As a final point, he observed that the role of the storage administrator within IT operations was disappearing–this from the CIO of a large storage vendor.

For the last few years, enterprise IT operational departments have been segregated by technological boundaries–separate server, networking, and storage groups managing IT infrastructure, each focused on their own areas of expertise. While the groups communicated with one another, the relationships could sometimes get testy to say the least. Some years ago I attended a Network World show and observed people wearing buttons proclaiming “The Problem Is Not The Network!” Later that year I heard a CIO from a large university lament that his operations groups had turned into armed camps.

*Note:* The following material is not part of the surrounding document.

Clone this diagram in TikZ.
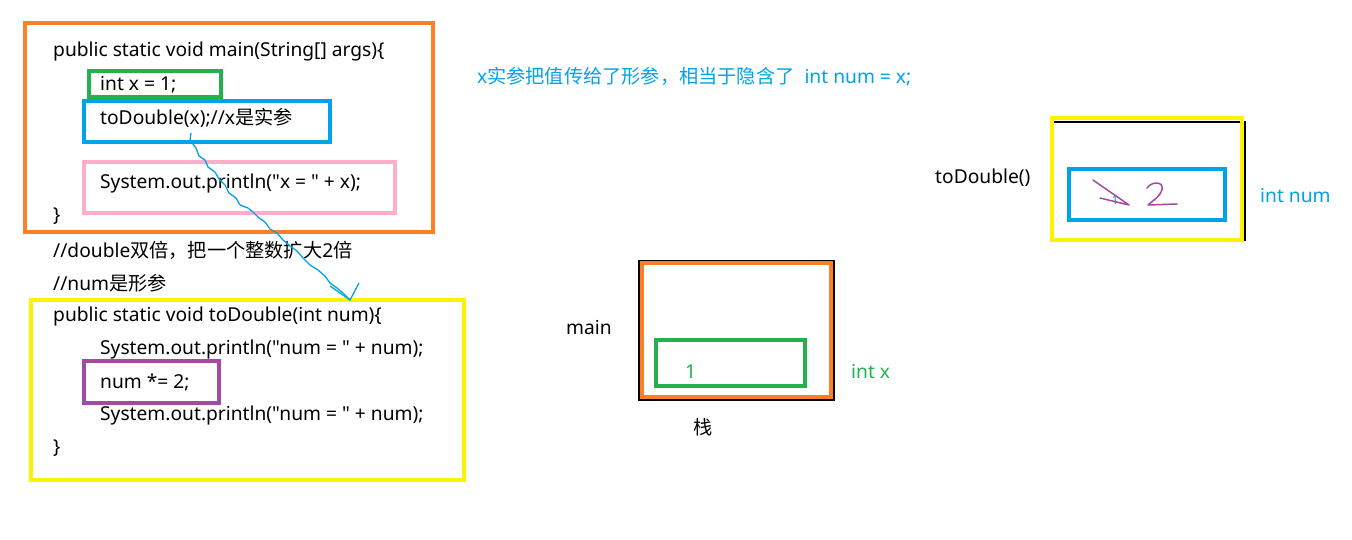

Now virtualization and the convergence of Fibre Channel and Ethernet within the data center come along and change the nature of the relationships between enterprise IT operational groups as well as the traditional roles of server, networking, and storage groups. For storage professionals, the change may well be career threatening as observed earlier.

As the virtual operating systems (VMware, MS Hyper-V, etc.) progress, we will see an increased tendency to offer administrators the option of doing both storage and data management at the server rather than the storage level. Backups and data migrations can be done by a VMware administrator for example. Storage capacity can be managed from the virtualized OS management console.

Today’s enterprise IT storage professional (storage administrator, storage architect, etc.) should now be broadening his or her technical horizons. I recently asked one how server virtualization was changing his life. His (ironic) answer: I’m learning more about networks. But don’t stop at the network. Know what characteristics of a storage system enhance the performance and manageability of virtual server environments, how to architect a storage infrastructure in a world where everything is a virtual machine, and under what circumstances is it better to manage data and storage from within the storage layer. In short, become a converged storage pro.